What a lark I thought as I pushed it over.
A lark until she cried.
Not just tears - big loud hiccuppy sobs. The teacher rushed to her, comforted and eventually found the note. All kids were looking at my friend, except me. I stared straight-ahead waiting for the apocalypse to begin.
The teacher called me up and asked if it was true, and this is the worse moment. The moment I mentally recall and try to press the Microsoft ‘undo’ button. I said yes. From there it was an avalanche, starting with a tiny drop of snow and with increasing speed building up to something that was going to wipe out my existence.
Teacher was unhelpfully caring and organized a going away party for me that week. We had to bring snacks. I told mum it was for a new girl. It was the least fun party I had ever been too. And it wasn’t just my class that knew. Suddenly I emerged from invisibility to celebrity status. Every kid wanted to know what kind of things were in Queensland, would I write to them, could I take my dog?
Days passed and I thought the incident might just fade away. Perhaps my buddy would forgive me once she realized I wasn’t going anywhere.

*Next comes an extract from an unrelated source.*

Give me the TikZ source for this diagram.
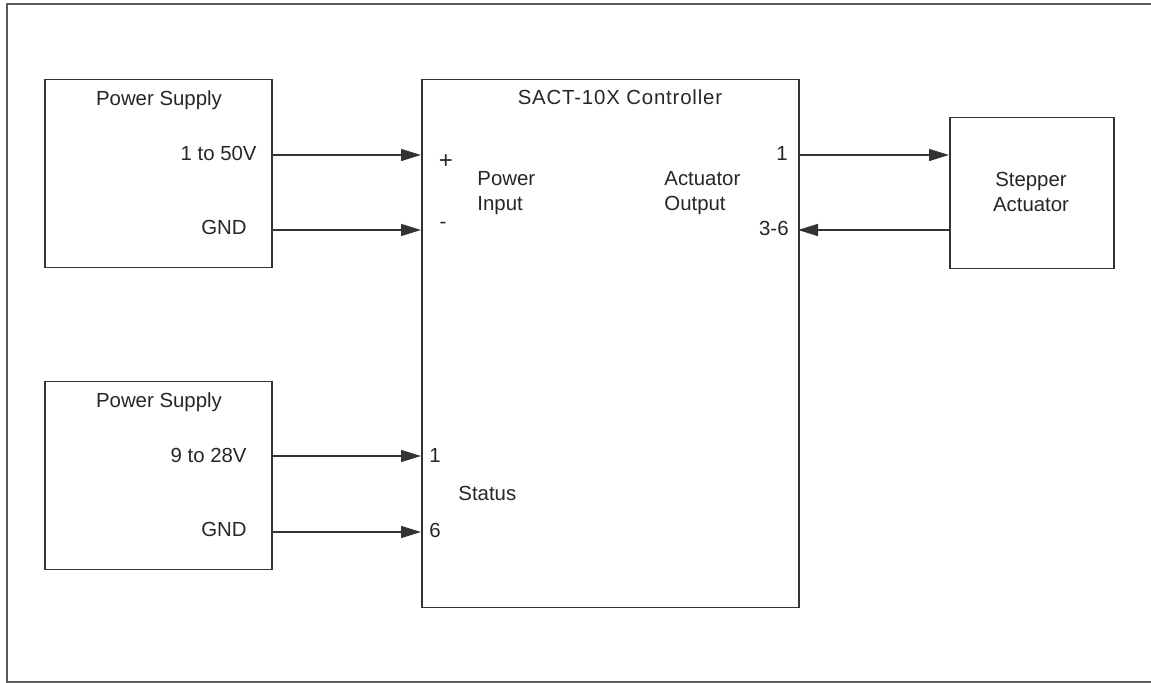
\documentclass[tikz,border=0pt]{standalone}
\usepackage{fontspec}
\setmainfont{Liberation Sans}
\usepackage{tikz}
\usetikzlibrary{
    arrows.meta,
    calc
}

\definecolor{linegray}{HTML}{333333}
\definecolor{framegray}{HTML}{5A5A5A}

\tikzset{
    box/.style={draw=linegray, line width=0.75pt, inner sep=0pt, anchor=north west},
    lbl/.style={inner sep=0pt, text=black!85, font=\fontsize{10.2}{12.5}\selectfont},
    wire/.style={draw=linegray, line width=0.75pt, -{Triangle[length=10pt,width=6pt]}}
}

\begin{document}
\begin{tikzpicture}[x=0.5pt, y=-0.5pt]

\useasboundingbox (0,0) rectangle (1151,683);

% Frame
\draw[framegray, line width=1pt] (1151,4) -- (7,4) -- (7,682) -- (1151,682);

% Boxes
\node[box, minimum width=113.5pt, minimum height=94pt] (ps1) at (44,79) {};
\node[box, minimum width=113.5pt, minimum height=94pt] (ps2) at (44,381) {};
\node[box, minimum width=188.5pt, minimum height=264pt] (ctrl) at (421,79) {};
\node[box, minimum width=82pt, minimum height=75.5pt] (step) at (949,117) {};

% Titles
\node[lbl, anchor=base] (ps1title) at (159,106) {Power Supply};
\node[lbl, anchor=base] (ps2title) at (159,408) {Power Supply};
\node[lbl, anchor=base] (ctrltitle) at (620,105) {\addfontfeature{LetterSpace=4}SACT-10X Controller};
\node[lbl, anchor=base, align=center] (steptxt) at (1031,212) {Stepper\\Actuator};

% Supply labels
\node[lbl, anchor=base east] (v50) at (257,161) {1 to 50V};
\node[lbl, anchor=base east] (gnd1) at (247,235) {GND};
\node[lbl, anchor=base east] (v28) at (247,463) {9 to 28V};
\node[lbl, anchor=base east] (gnd2) at (247,537) {GND};

% Controller pins
\node[lbl, anchor=base, font=\fontsize{12}{14}\selectfont] (plus) at (446,169) {+};
\node[lbl, anchor=base] (minus) at (443,229) {-};
\node[lbl, anchor=base west, align=left] (pwrin) at (477,211) {Power\\Input};
\node[lbl, anchor=base west, align=left] (actout) at (664,211) {Actuator\\Output};
\node[lbl, anchor=base east] (aone) at (788,161) {1};
\node[lbl, anchor=base east] (athree) at (789,236) {3-6};
\node[lbl, anchor=base] (sone) at (435,463) {1};
\node[lbl, anchor=base] (ssix) at (435,538) {6};
\node[lbl, anchor=base west] (status) at (458,501) {Status};

% Port points
\coordinate (pin1) at (421,155);
\coordinate (pin2) at (421,230);
\coordinate (sin1) at (421,456);
\coordinate (sin6) at (421,532);
\coordinate (aout1) at (798,155);
\coordinate (aout36) at (798,230);

% Wires
\draw[wire] (ps1.east |- pin1) -- (pin1);
\draw[wire] (ps1.east |- pin2) -- (pin2);
\draw[wire] (ps2.east |- sin1) -- (sin1);
\draw[wire] (ps2.east |- sin6) -- (sin6);
\draw[wire] (aout1) -- (step.west |- aout1);
\draw[wire] (step.west |- aout36) -- (aout36);

\end{tikzpicture}
\end{document}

Teacher might stop looking at me with pity (I was actually starting to miss her usual stern gaze). Just bide my time.
Of course it could never be that easy, and my mother was summoned to the school to fill out the necessary paper work for my transfer. As a single working mum she was not too pleased at having to take time off for my charade.
That’s when the awful moment of being found out comes. And it doesn’t happen the way you think it will, you don’t jump out and yell ‘tricked ya!’ and everybody laughs. No one laughed. I can’t even say how they looked at me because I’m pretty sure I would have been staring pleadingly at my shoes for help.
I’d love to say that was it, my one harsh lesson that turned me around for good. Truth is there would have been a few more incidents along the pathway to here, but I always got caught. Not always straightaway (which is much kinder), sometimes I would live skittishly waiting for it. But it always came. Slowly I discovered an amazing power. Confession.
Tell all straight away and it’s like the Band-Aid ripping off quickly. Sharp short pain. But hide the truth and eventually it finds you and the humiliation can last forever, plus whatever you’ve hidden under your Band-Aid has festered for lack of air.
I’m not sure that my story convinced him or you for that matter. As believable this tale might be of my quest for honesty, if I have a packet of giant balloons lurking in my top drawer, then you’d have reason to doubt me.